Based on what you learned from your first play-test, outline serious issues that need to be fixed before moving on.

Day 9

Attempt to fix the problems you identified yesterday.

Day 10

Write a 100-150 word story for your game. Even if your game isn’t “thematic”, it helps create a consistent experience!

Day 11

Play test your game again. Write down anything you find that doesn’t reinforce the story you want to tell.

Day 12

Attempt to fix the problems you identified yesterday.

Day 13

Find or make simple art for your game.

Don’t overthink it! Stock photos and stick drawings are fine.

Day 14

Look at your game as a whole, without playing it.

Swap out any art that doesn’t reinforce the feeling you’re trying to evoke.

Day 15

Think about components for your game. Find ones you can use, if possible.

You can borrow from other games or even buy cheap Game Crafter supplies.

Day 16

Play the game with your first draft art and components.

Write down what works and what doesn’t.

Day 17

Attempt to fix issues you identified with art or components yesterday.

Day 18

Try to explain your game to someone.

Do they find it easy to understand? If not, write down what they found confusing.

Day 19

Attempt to reduce the complexity of your game so that it is easier to explain.

That said, only remove complexity that serves no purpose.

Day 20

Share your progress on a board game design social media group or chat server.

Write down any feedback you receive.

Day 21

Implement any of yesterday’s feedback that you find useful into your game.

Day 22

Play-test your game alone again. Write down anything that breaks or doesn’t fit the story. (Or, alternatively, rewrite your story.)

Day 23

Attempt to fix the problems you identified yesterday.

Day 24

Play test your game alone once more (yes, seriously). Write down anything that breaks or doesn’t fit the story.

Day 25

Attempt to fix the problems you identified yesterday.

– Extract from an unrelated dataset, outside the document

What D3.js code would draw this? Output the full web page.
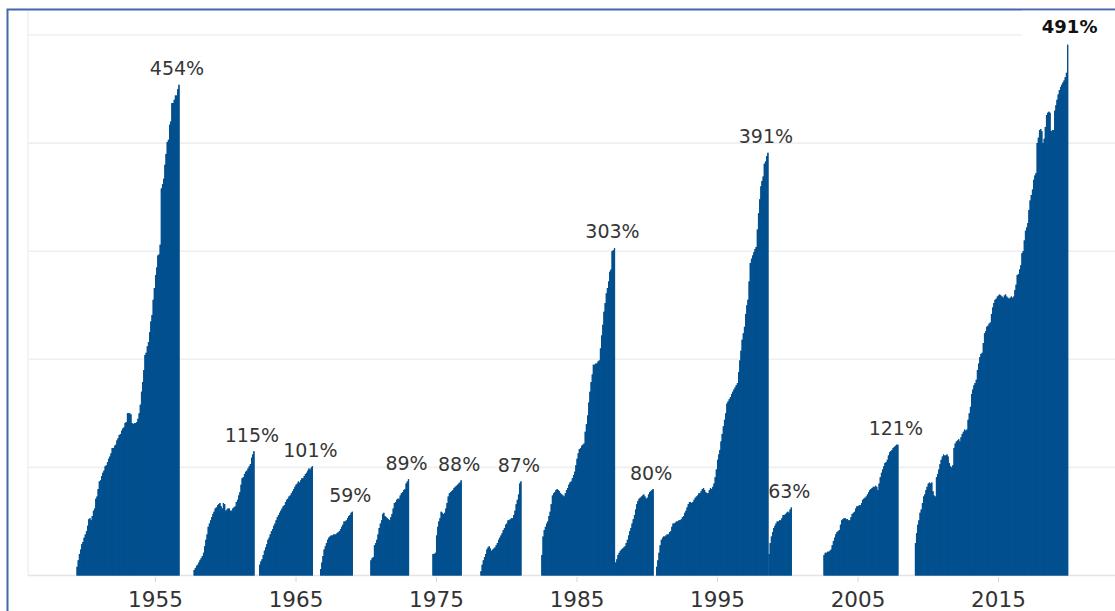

Game design is very iterative – so repeated play-testing is normal, and, in fact, good

Day 26

Play test your game with a friend. Write down anything that breaks or doesn’t fit the story.

Day 27

Attempt to fix the problems you identified in your latest play-testing session.

Day 28

Send your game to someone else for blind play-testing.

Congrats! You just developed a board game!